Copy the data that follows exactly. Include no pictures.
☆ ☆ ☆ ☆ ☆
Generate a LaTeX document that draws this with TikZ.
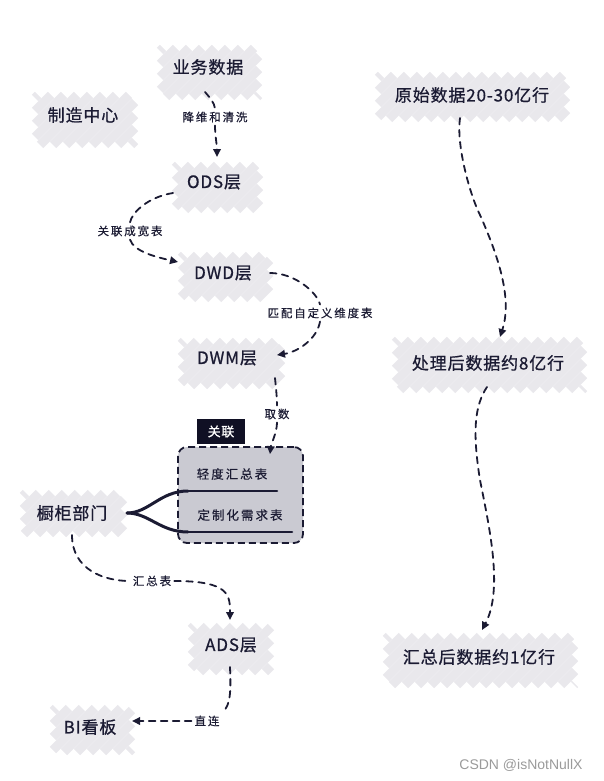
\documentclass[tikz,border=0pt]{standalone}
\usepackage{fontspec}
\newfontfamily\hand[LetterSpace=5,FakeBold=0.8]{Noto Sans CJK SC}
\newfontfamily\handl[LetterSpace=16,FakeBold=0.4]{Noto Sans CJK SC}
\newfontfamily\wmfont{Liberation Sans}
\usetikzlibrary{arrows.meta,calc}
\definecolor{ink}{HTML}{1B1B33}
\definecolor{hatchc}{HTML}{E9E8EC}
\definecolor{boxc}{HTML}{CACAD2}
\definecolor{tagc}{HTML}{101024}
\definecolor{wmc}{HTML}{9A9A9A}
\tikzset{
  hatchline/.style={draw=hatchc,line width=8.9pt,line cap=butt},
  main/.style={font=\hand\fontsize{17}{19}\selectfont, text=ink, inner sep=0pt},
  lbl/.style={font=\handl\fontsize{11.5}{13}\selectfont, text=ink, inner sep=3pt},
  boxtext/.style={font=\handl\fontsize{12.5}{14}\selectfont, text=ink, inner sep=0pt},
  conn/.style={draw=ink, line width=1.8pt, dash pattern=on 6.5pt off 5.5pt, line cap=round},
  arr/.style={conn, -{Triangle[length=8pt,width=7.5pt]}},
  bar/.style={draw=ink, line width=2.6pt, line cap=round},
  fork/.style={draw=ink, line width=3pt, line cap=round},
}
\newcommand\hatchbg[4]{%
  \pgfmathsetmacro\hbh{#4-#2}%
  \pgfmathsetmacro\hbs{#1-\hbh+3}%
  \pgfmathsetmacro\hbn{\hbs+13}%
  \foreach \hbc in {\hbs,\hbn,...,#3}{%
    \pgfmathsetmacro\hbta{max(0,#1-\hbc)}%
    \pgfmathsetmacro\hbtb{min(\hbh,#3-\hbc)}%
    \ifdim\hbtb pt>\hbta pt
      \draw[hatchline] (\hbc+\hbta,#4-\hbta) -- (\hbc+\hbtb,#4-\hbtb);
    \fi
  }%
}
\begin{document}
\begin{tikzpicture}[x=1pt,y=-1pt]
\useasboundingbox (0,0) rectangle (604,781);
% hatched backgrounds
\hatchbg{160}{48}{259}{97}
\hatchbg{35}{95}{135}{145}
\hatchbg{175}{165}{260}{210}
\hatchbg{181}{255}{270}{299}
\hatchbg{181}{341}{282}{386}
\hatchbg{23}{493}{124}{534}
\hatchbg{191}{626}{271}{672}
\hatchbg{53}{708}{132}{752}
\hatchbg{378}{75}{567}{119}
\hatchbg{395}{340}{584}{390}
\hatchbg{386}{636}{575}{685}

% main nodes
\node[main] (yw)  at (208,67)  {业务数据};
\node[main] (zz)  at (83,115)  {制造中心};
\node[main] (ods) at (214,182) {ODS层};
\node[main] (dwd) at (223,273) {DWD层};
\node[main] (dwm) at (227,358) {DWM层};
\node[main] (cb)  at (72,513)  {橱柜部门};
\node[main] (ads) at (231,645) {ADS层};
\node[main] (bi)  at (90,727)  {BI看板};
\node[main] (r1)  at (472,95)  {原始数据20-30亿行};
\node[main] (r2)  at (488,363) {处理后数据约8亿行};
\node[main] (r3)  at (479,657) {汇总后数据约1亿行};

% grouped box
\node[draw=ink, fill=boxc, rounded corners=9pt, line width=1.8pt,
      dash pattern=on 7pt off 4pt, minimum width=125pt, minimum height=96pt]
      (bx) at (240.5,495) {};
\node[fill=tagc, text=white, font=\hand\fontsize{13}{15}\selectfont,
      minimum width=48pt, minimum height=25pt, inner sep=0pt]
      (tg) at (221,431.5) {关联};
\node[boxtext] (t1) at (232,474) {轻度汇总表};
\node[boxtext] (t2) at (240,515) {定制化需求表};
\coordinate (b1l) at (188,491);
\coordinate (b1r) at (277,491);
\coordinate (b2l) at (188,532);
\coordinate (b2r) at (292,532);
\draw[bar] (b1l) -- (b1r);
\draw[bar] (b2l) -- (b2r);
\draw[fork] ($(cb)+(55,0)$) .. controls +(22,0) and +(-28,0) .. (b1l);
\draw[fork] ($(cb)+(55,0)$) .. controls +(22,0) and +(-28,0) .. (b2l);

% labels
\node[lbl] (l1) at (215,117) {降维和清洗};
\node[lbl] (l2) at (130,231) {关联成宽表};
\node[lbl] (l3) at (320,313) {匹配自定义维度表};
\node[lbl] (l4) at (277,414) {取数};
\node[lbl] (l5) at (152,581) {汇总表};
\node[lbl] (l6) at (207,721) {直连};

% connectors
\draw[conn] ($(yw)+(-3,25)$) .. controls +(6,7) and +(-1,-6) .. (l1.north);
\draw[arr] (l1.south) .. controls +(0,10) and +(0,-12) .. ($(ods)+(3,-25)$);

\draw[conn] ($(ods)+(-41,11)$) .. controls +(-25,4) and +(2,-10) .. (l2.north);
\draw[arr] (l2.south) .. controls +(4,12) and +(-22,-5) .. ($(dwd)+(-45,-11)$);

\draw[conn] ($(dwd)+(47,0)$) .. controls +(25,0) and +(-3,-12) .. (l3.north);
\draw[arr] (l3.south) .. controls +(-3,18) and +(20,-3) .. ($(dwm)+(50,-3)$);

\draw[conn] ($(dwm)+(48,20)$) .. controls +(1,10) and +(0,-8) .. (l4.north);
\draw[arr] (l4.south) .. controls +(0,10) and +(1,-10) .. ($(bx.north)+(29.5,8)$);

\draw[conn] ($(cb)+(0,22)$) .. controls +(0,35) and +(-25,0) .. (l5.west);
\draw[arr] (l5.east) .. controls +(55,0) and +(0,-25) .. ($(ads)+(-1,-25)$);

\draw[conn] ($(ads)+(-1,22)$) .. controls +(1,25) and +(8,-8) .. (l6.north east);
\draw[arr] (l6.west) -- ($(bi)+(42,-6)$);

\draw[arr] ($(r1)+(-12,23)$) .. controls +(-4,27) and +(-10,-20) .. (480,215)
           .. controls +(20,45) and +(12,-37) .. ($(r2)+(12,-26)$);
\draw[arr] ($(r2)+(-1,24)$) .. controls +(-12,18) and +(-8,-50) .. (480,480)
           .. controls +(10,50) and +(21,-40) .. ($(r3)+(3,-27)$);

% watermark
\node[font=\wmfont\fontsize{14}{16}\selectfont, text=wmc, inner sep=0pt] (wm) at (521,765) {CSDN @isNotNullX};
\end{tikzpicture}
\end{document}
☆ ☆ ☆ ☆ ☆
◆ Exercise answer:
Generate a LaTeX document that draws this with TikZ.
\documentclass[tikz,border=0pt]{standalone}
\usepackage{fontspec}
\newfontfamily\hand[LetterSpace=5,FakeBold=0.8]{Noto Sans CJK SC}
\newfontfamily\handl[LetterSpace=16,FakeBold=0.4]{Noto Sans CJK SC}
\newfontfamily\wmfont{Liberation Sans}
\usetikzlibrary{arrows.meta,calc}
\definecolor{ink}{HTML}{1B1B33}
\definecolor{hatchc}{HTML}{E9E8EC}
\definecolor{boxc}{HTML}{CACAD2}
\definecolor{tagc}{HTML}{101024}
\definecolor{wmc}{HTML}{9A9A9A}
\tikzset{
  hatchline/.style={draw=hatchc,line width=8.9pt,line cap=butt},
  main/.style={font=\hand\fontsize{17}{19}\selectfont, text=ink, inner sep=0pt},
  lbl/.style={font=\handl\fontsize{11.5}{13}\selectfont, text=ink, inner sep=3pt},
  boxtext/.style={font=\handl\fontsize{12.5}{14}\selectfont, text=ink, inner sep=0pt},
  conn/.style={draw=ink, line width=1.8pt, dash pattern=on 6.5pt off 5.5pt, line cap=round},
  arr/.style={conn, -{Triangle[length=8pt,width=7.5pt]}},
  bar/.style={draw=ink, line width=2.6pt, line cap=round},
  fork/.style={draw=ink, line width=3pt, line cap=round},
}
\newcommand\hatchbg[4]{%
  \pgfmathsetmacro\hbh{#4-#2}%
  \pgfmathsetmacro\hbs{#1-\hbh+3}%
  \pgfmathsetmacro\hbn{\hbs+13}%
  \foreach \hbc in {\hbs,\hbn,...,#3}{%
    \pgfmathsetmacro\hbta{max(0,#1-\hbc)}%
    \pgfmathsetmacro\hbtb{min(\hbh,#3-\hbc)}%
    \ifdim\hbtb pt>\hbta pt
      \draw[hatchline] (\hbc+\hbta,#4-\hbta) -- (\hbc+\hbtb,#4-\hbtb);
    \fi
  }%
}
\begin{document}
\begin{tikzpicture}[x=1pt,y=-1pt]
\useasboundingbox (0,0) rectangle (604,781);
% hatched backgrounds
\hatchbg{160}{48}{259}{97}
\hatchbg{35}{95}{135}{145}
\hatchbg{175}{165}{260}{210}
\hatchbg{181}{255}{270}{299}
\hatchbg{181}{341}{282}{386}
\hatchbg{23}{493}{124}{534}
\hatchbg{191}{626}{271}{672}
\hatchbg{53}{708}{132}{752}
\hatchbg{378}{75}{567}{119}
\hatchbg{395}{340}{584}{390}
\hatchbg{386}{636}{575}{685}

% main nodes
\node[main] (yw)  at (208,67)  {业务数据};
\node[main] (zz)  at (83,115)  {制造中心};
\node[main] (ods) at (214,182) {ODS层};
\node[main] (dwd) at (223,273) {DWD层};
\node[main] (dwm) at (227,358) {DWM层};
\node[main] (cb)  at (72,513)  {橱柜部门};
\node[main] (ads) at (231,645) {ADS层};
\node[main] (bi)  at (90,727)  {BI看板};
\node[main] (r1)  at (472,95)  {原始数据20-30亿行};
\node[main] (r2)  at (488,363) {处理后数据约8亿行};
\node[main] (r3)  at (479,657) {汇总后数据约1亿行};

% grouped box
\node[draw=ink, fill=boxc, rounded corners=9pt, line width=1.8pt,
      dash pattern=on 7pt off 4pt, minimum width=125pt, minimum height=96pt]
      (bx) at (240.5,495) {};
\node[fill=tagc, text=white, font=\hand\fontsize{13}{15}\selectfont,
      minimum width=48pt, minimum height=25pt, inner sep=0pt]
      (tg) at (221,431.5) {关联};
\node[boxtext] (t1) at (232,474) {轻度汇总表};
\node[boxtext] (t2) at (240,515) {定制化需求表};
\coordinate (b1l) at (188,491);
\coordinate (b1r) at (277,491);
\coordinate (b2l) at (188,532);
\coordinate (b2r) at (292,532);
\draw[bar] (b1l) -- (b1r);
\draw[bar] (b2l) -- (b2r);
\draw[fork] ($(cb)+(55,0)$) .. controls +(22,0) and +(-28,0) .. (b1l);
\draw[fork] ($(cb)+(55,0)$) .. controls +(22,0) and +(-28,0) .. (b2l);

% labels
\node[lbl] (l1) at (215,117) {降维和清洗};
\node[lbl] (l2) at (130,231) {关联成宽表};
\node[lbl] (l3) at (320,313) {匹配自定义维度表};
\node[lbl] (l4) at (277,414) {取数};
\node[lbl] (l5) at (152,581) {汇总表};
\node[lbl] (l6) at (207,721) {直连};

% connectors
\draw[conn] ($(yw)+(-3,25)$) .. controls +(6,7) and +(-1,-6) .. (l1.north);
\draw[arr] (l1.south) .. controls +(0,10) and +(0,-12) .. ($(ods)+(3,-25)$);

\draw[conn] ($(ods)+(-41,11)$) .. controls +(-25,4) and +(2,-10) .. (l2.north);
\draw[arr] (l2.south) .. controls +(4,12) and +(-22,-5) .. ($(dwd)+(-45,-11)$);

\draw[conn] ($(dwd)+(47,0)$) .. controls +(25,0) and +(-3,-12) .. (l3.north);
\draw[arr] (l3.south) .. controls +(-3,18) and +(20,-3) .. ($(dwm)+(50,-3)$);

\draw[conn] ($(dwm)+(48,20)$) .. controls +(1,10) and +(0,-8) .. (l4.north);
\draw[arr] (l4.south) .. controls +(0,10) and +(1,-10) .. ($(bx.north)+(29.5,8)$);

\draw[conn] ($(cb)+(0,22)$) .. controls +(0,35) and +(-25,0) .. (l5.west);
\draw[arr] (l5.east) .. controls +(55,0) and +(0,-25) .. ($(ads)+(-1,-25)$);

\draw[conn] ($(ads)+(-1,22)$) .. controls +(1,25) and +(8,-8) .. (l6.north east);
\draw[arr] (l6.west) -- ($(bi)+(42,-6)$);

\draw[arr] ($(r1)+(-12,23)$) .. controls +(-4,27) and +(-10,-20) .. (480,215)
           .. controls +(20,45) and +(12,-37) .. ($(r2)+(12,-26)$);
\draw[arr] ($(r2)+(-1,24)$) .. controls +(-12,18) and +(-8,-50) .. (480,480)
           .. controls +(10,50) and +(21,-40) .. ($(r3)+(3,-27)$);

% watermark
\node[font=\wmfont\fontsize{14}{16}\selectfont, text=wmc, inner sep=0pt] (wm) at (521,765) {CSDN @isNotNullX};
\end{tikzpicture}
\end{document}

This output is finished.